Ce livre s’efforce d’éclairer le phénomène monétaire en général, de façon essentiellement comparative donc concrète, et non d’un point de vue universaliste, dogmatique et abstrait. Pour ce faire, il saisit les relations monétaires dans la société particulière à laquelle elles appartiennent. Il se réfère délibérément à des univers étrangers et lointains pour nous, Occidentaux et contemporains, comme peuvent l’être la Rome antique, l’Inde védique, les souverainetés africaines ou encore une société de Mélanésie. Les systèmes monétaires ainsi comparés et analysés sont choisis à des moments différents de chaque société considérée et non pas en déroulant une seule et même histoire universelle de la monnaie qui vaudrait pour l’espèce humaine.
Toutefois, ces études qui se donnent pour tâche de comprendre la place de la monnaie dans diverses sociétés ne constituent que le premier temps d’une réflexion collective qui s’est efforcée, dans un second temps et avec une égale vigueur, de rapporter les différences ainsi mises au jour à la société moderne, considérée elle-même comme un élément de la comparaison. Tout en reconnaissant la cohérence de chaque société, nous intégrons à la comparaison le fait que notre recherche appartient à la société occidentale et au devenir du monde contemporain. C’est ce double souci qui constitue la trame de cet ouvrage et fait son originalité.
Soulignons qu’il s’agit là de deux préoccupations qu’il n’est pas facile de mener de concert. En effet, penser les monnaies anciennes dans la plénitude des logiques sociales qui les font telles, c’est le plus souvent mettre au jour des principes d’organisation et des registres de valeurs radicalement différents de ceux des sociétés modernes, si bien que l’exercice comparatif en devient des plus problématiques. Si notre approche évite cet écueil, c’est parce qu’elle saisit l’unité du phénomène monétaire dans son rapport privilégié avec la totalité sociale : la monnaie exprime et conforte les valeurs globales de la société. Telle est l’hypothèse centrale que ce livre défend. Si elle ne surprendra guère l’anthropologue ou l’historien, comme l’illustrent les exemples africain, mélanésien, romain ou védique développés ici, elle constitue cependant pour l’économiste un redoutable défi intellectuel, tant elle s’oppose au courant dominant de sa discipline qui privilégie une conception instrumentale de la monnaie comme intermédiaire des échanges.

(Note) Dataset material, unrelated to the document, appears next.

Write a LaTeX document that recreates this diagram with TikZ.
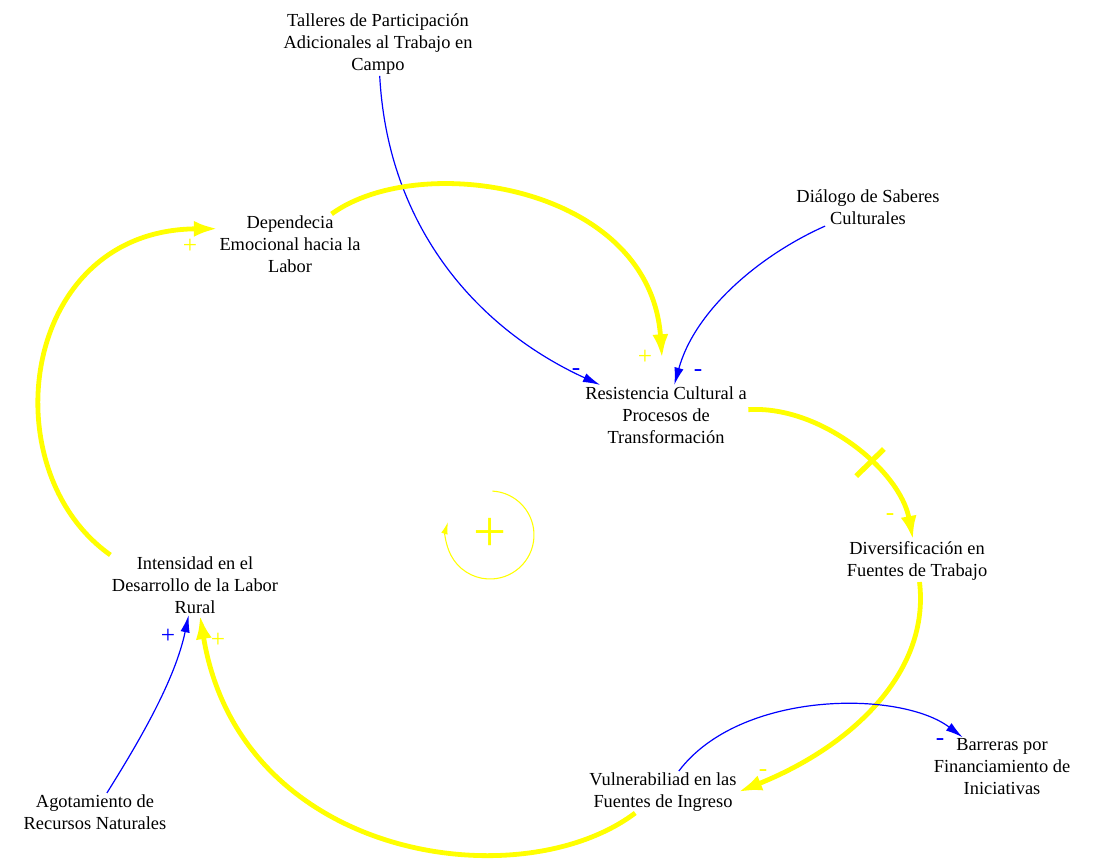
\documentclass[tikz,border=0pt]{standalone}
\usepackage{fontspec}
\setmainfont{Liberation Serif}
\usetikzlibrary{arrows.meta}
\definecolor{loopyellow}{HTML}{FFFF00}
\definecolor{linkblue}{HTML}{0000FF}

\begin{document}
\begin{tikzpicture}[x=0.75pt,y=-0.75pt]
\tikzstyle{varbox} = [align=center, inner sep=1pt, text=black, font=\fontsize{13.8}{16.5}\selectfont]
\tikzstyle{thinlink} = [linkblue, line width=0.9pt, -{Latex[length=13pt,width=7pt]}]
\tikzstyle{thicklink} = [loopyellow, line width=3.6pt, -{Latex[length=18pt,width=12pt]}]
\tikzstyle{polarity} = [inner sep=0pt, font=\fontsize{19}{19}\selectfont]
\tikzstyle{delaymark} = [fill=loopyellow, inner sep=0pt, minimum width=4pt, minimum height=29pt]

\useasboundingbox (0,0) rectangle (1103,858);

\node (talleres) [varbox] at (378,44) {Talleres de Participación\\Adicionales al Trabajo en\\Campo};
\node (dependecia) [varbox] at (290,244) {Dependecia\\Emocional hacia la\\Labor};
\node (dialogo) [varbox] at (868,207) {Diálogo de Saberes\\Culturales};
\node (resistencia) [varbox] at (666,415) {Resistencia Cultural a\\Procesos de\\Transformación};
\node (diversificacion) [varbox] at (917,561) {Diversificación en\\Fuentes de Trabajo};
\node (intensidad) [varbox] at (195,585) {Intensidad en el\\Desarrollo de la Labor\\Rural};
\node (barreras) [varbox] at (1002,767) {Barreras por\\Financiamiento de\\Iniciativas};
\node (vulnerabilidad) [varbox] at (663,792) {Vulnerabiliad en las\\Fuentes de Ingreso};
\node (agotamiento) [varbox] at (95,812) {Agotamiento de\\Recursos Naturales};

% links
\draw [thinlink] (talleres) .. controls (388,230) and (480,330) .. (resistencia);
\draw [thinlink] (dialogo) .. controls (760,255) and (695,310) .. (resistencia);
\draw [thicklink, shorten >=20pt] (dependecia) .. controls (420,150) and (650,185) .. (resistencia);
\draw [thicklink] (resistencia) .. controls (820,405) and (900,470) .. (diversificacion) node[delaymark, pos=0.6, sloped] {};
\draw [thicklink] (diversificacion) .. controls (930,670) and (855,745) .. (vulnerabilidad.east);
\draw [thinlink] (vulnerabilidad) .. controls (740,690) and (900,690) .. (barreras);
\draw [thicklink] (vulnerabilidad) .. controls (520,900) and (240,860) .. (intensidad);
\draw [thinlink] (agotamiento) .. controls (140,740) and (175,680) .. (intensidad);
\draw [thicklink] (intensidad.north west) .. controls (-10,470) and (20,230) .. (dependecia.168);

% polarities
\node (pol1) [polarity, linkblue] at (576,372) {-};
\node (pol2) [polarity, linkblue] at (698,373) {-};
\node (pol3) [polarity, loopyellow] at (645,357) {+};
\node (pol4) [polarity, loopyellow] at (890,517) {-};
\node (pol5) [polarity, loopyellow] at (763,773) {-};
\node (pol6) [polarity, linkblue] at (940,742) {-};
\node (pol7) [polarity, loopyellow] at (218,640) {+};
\node (pol8) [polarity, linkblue] at (168,636) {+};
\node (pol9) [polarity, loopyellow] at (190,246) {+};

% loop
\draw [loopyellow, line width=0.8pt, -{Latex[length=9pt,width=5pt]}] (490,535) ++(87:33pt) arc[start angle=87, end angle=-197, radius=33pt];
\node (loopsign) [loopyellow, inner sep=0pt, font=\fontsize{44}{44}\selectfont] at (490,535) {+};

\end{tikzpicture}
\end{document}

Pour les auteurs de ce livre, voir dans la monnaie un pur objet économique est par trop réducteur : la monnaie moderne demeure une expression de la société comme totalité ; elle conserve son statut d’opérateur de l’appartenance sociale. C’est pourquoi nous avons placé au centre de notre dispositif analytique le concept de légitimité ou de souveraineté de la monnaie. Une telle perspective s’oppose à celle des courants orthodoxes en économie en ce qu’elle établit l’insuffisance d’une réduction de l’échange marchand aux seules relations contractuelles, ignorant l’importance du lien monétaire en tant qu’appartenance de l’individu à la société considérée dans son ensemble. Dans cette perspective, ce qui s’est profondément modifié et donne à la monnaie moderne sa spécificité n’est pas tant à chercher dans une transformation de la monnaie comme lien à la totalité, que dans la manière dont notre société se construit comme totalité. Deux évolutions auront pour notre propos une portée décisive : I) le rôle central qu’acquiert l’individu dans la hiérarchie de valeurs et II) l’autonomie de la sphère économique, sa séparation d’avec la société et sa prétention à soumettre le social.

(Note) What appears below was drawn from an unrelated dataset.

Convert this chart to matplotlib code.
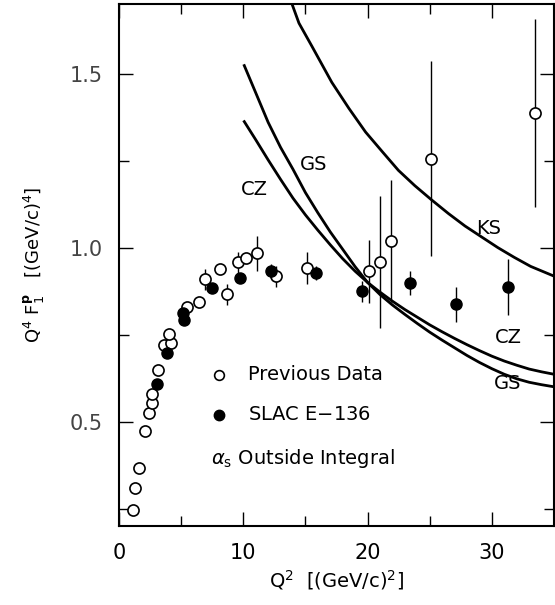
import numpy as np
import matplotlib
matplotlib.use("Agg")
import matplotlib.pyplot as plt
from matplotlib.ticker import MultipleLocator

# previous data (open circles)
prev_q2 = [1.12, 1.28, 1.6, 2.08, 2.4, 2.64, 2.64, 3.12, 3.6, 4.16, 4.0, 5.44, 6.4,
           6.96, 8.16, 8.72, 9.6, 10.24, 11.1, 12.64, 15.12, 20.08, 20.96, 21.92,
           25.12, 33.44]
prev_f = [0.246, 0.310, 0.367, 0.474, 0.526, 0.552, 0.578, 0.647, 0.719, 0.725, 0.751,
          0.829, 0.843, 0.909, 0.938, 0.866, 0.958, 0.970, 0.984, 0.918, 0.941, 0.932,
          0.958, 1.019, 1.255, 1.388]
prev_err = [0, 0, 0, 0, 0, 0, 0, 0, 0, 0, 0, 0, 0,
            0.03, 0, 0.03, 0.03, 0, 0.05, 0.03, 0.045, 0.09,
            0.19, 0.175, 0.28, 0.27]

# SLAC E-136 (filled circles)
slac_q2 = [3.04, 3.84, 5.12, 5.2, 7.52, 9.76, 12.24, 15.84, 19.52, 23.44, 27.12, 31.28]
slac_f = [0.607, 0.696, 0.811, 0.791, 0.883, 0.912, 0.932, 0.927, 0.875, 0.898, 0.837, 0.886]
slac_err = [0, 0, 0, 0, 0, 0, 0.02, 0.02, 0.03, 0.035, 0.05, 0.08]

# theory curves
ks_q2 = [13.92, 14.48, 15.5, 17.12, 18.5, 19.84, 21.2, 22.48, 23.8, 25.12, 26.5,
         27.84, 29.2, 30.48, 31.8, 33.12, 35.0]
ks_f = [1.70, 1.645, 1.58, 1.475, 1.40, 1.332, 1.275, 1.222, 1.178, 1.138, 1.098,
        1.062, 1.030, 1.000, 0.972, 0.946, 0.918]

cz_q2 = [10.08, 11, 12, 13, 14, 15, 16, 17, 18, 19, 20, 21, 22, 23, 24, 25, 26, 27,
         28, 29, 30, 31, 32, 33, 34, 35]
cz_f = [1.362, 1.310, 1.252, 1.196, 1.142, 1.094, 1.050, 1.008, 0.968, 0.932, 0.900,
        0.872, 0.846, 0.822, 0.800, 0.778, 0.758, 0.739, 0.721, 0.704, 0.688, 0.674,
        0.662, 0.651, 0.643, 0.636]

gs_q2 = [10.08, 11, 12, 13, 14, 15, 16, 17, 18, 19, 20, 21, 22, 23, 24, 25, 26, 27,
         28, 29, 30, 31, 32, 33, 34, 35]
gs_f = [1.523, 1.445, 1.360, 1.288, 1.225, 1.158, 1.100, 1.045, 0.995, 0.945, 0.900,
        0.865, 0.835, 0.808, 0.782, 0.757, 0.734, 0.712, 0.690, 0.670, 0.652, 0.636,
        0.623, 0.613, 0.606, 0.600]

fig = plt.figure(figsize=(5.55, 6.05), dpi=100)
ax = fig.add_axes([0.2144, 0.1306, 0.7838, 0.8628])

for xs, ys in [(ks_q2, ks_f), (cz_q2, cz_f), (gs_q2, gs_f)]:
    ax.plot(xs, ys, color='black', lw=2.0, zorder=2, solid_joinstyle='round')

ax.errorbar(prev_q2, prev_f, yerr=prev_err, fmt='o', ms=8, mfc='white', mec='black',
            mew=1.2, ecolor='black', elinewidth=1.0, capsize=0, zorder=3)
ax.errorbar(slac_q2, slac_f, yerr=slac_err, fmt='o', ms=8, mfc='black', mec='black',
            ecolor='black', elinewidth=1.0, capsize=0, zorder=4)

fs = 14
ax.text(29.7, 1.056, 'KS', fontsize=fs, ha='center', va='center')
ax.text(10.9, 1.166, 'CZ', fontsize=fs, ha='center', va='center')
ax.text(15.7, 1.238, 'GS', fontsize=fs, ha='center', va='center')
ax.text(31.3, 0.742, 'CZ', fontsize=fs, ha='center', va='center')
ax.text(31.3, 0.610, 'GS', fontsize=fs, ha='center', va='center')

# legend block drawn as text
ax.plot([8.08], [0.635], 'o', ms=7, mfc='white', mec='black', mew=1.2)
ax.plot([8.08], [0.520], 'o', ms=7.5, mfc='black', mec='black')
ax.text(10.4, 0.635, 'Previous Data', fontsize=fs, va='center')
ax.text(10.4, 0.520, 'SLAC E$-$136', fontsize=fs, va='center')
ax.text(7.4, 0.395, r'$\alpha_\mathrm{s}$ Outside Integral', fontsize=fs, va='center')

ax.set_xlim(0, 35)
ax.set_ylim(0.2, 1.7)
ax.xaxis.set_major_locator(MultipleLocator(10))
ax.xaxis.set_minor_locator(MultipleLocator(5))
ax.yaxis.set_minor_locator(MultipleLocator(0.25))
ax.tick_params(which='both', direction='in', top=True, right=True, width=1.0)
ax.tick_params(which='major', length=10, pad=12, labelsize=15)
ax.tick_params(which='minor', length=7)
ax.set_yticks([0.5, 1.0, 1.5])
ax.set_yticklabels(['0.5', '1.0', '1.5'], color='#444444')
for s in ax.spines.values():
    s.set_linewidth(1.5)

ax.set_xlabel(r'Q$^2$  [(GeV/c)$^2$]', fontsize=14, labelpad=4)
ax.set_ylabel(r'Q$^4$ F$_1^{\mathbf{p}}$   [(GeV/c)$^4$]', fontsize=13, labelpad=16)

fig.savefig('out.png', dpi=100)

La première évolution est essentielle en ce qu’elle institue une transformation radicale dans les rapports que les individus entretiennent avec la totalité sociale. Désormais, la valeur ultime est portée par l’individu, de sorte que les formes collectives sont pensées comme étant au service des individus. Ce renversement des valeurs est au centre de l’approche individualiste des institutions, qui rapporte l’efficacité de celles-ci à l’ampleur des satisfactions qu’elles procurent aux membres de la société. La conception instrumentale de la monnaie, à savoir la monnaie comme intermédiaire facilitant les échanges, est un avatar de cette vision globale des rapports sociaux. Mais on mesure aussi les effets de cette évolution à l’inversion qu’elle induit dans le rapport d’endettement entre l’individu et la société. Ce rapport, dont nous faisons dans cet ouvrage le concept fondamental pour l’intelligence du lien social, est désormais pensé comme endettement de la société à l’égard de l’individu et non plus comme dette de chacun des membres de la société à l’égard du tout. Ce qui nous amène à la seconde évolution pour nous cruciale, à savoir la différenciation du tout social moderne et la propension corrélative à confiner la monnaie à la seule sphère économique. De là, un dédoublement entre le privé et le public, entre dettes économiques et dette sociale, dédoublement problématique car il ne va pas sans le nécessaire maintien de la commensurabilité entre ces deux formes de dettes.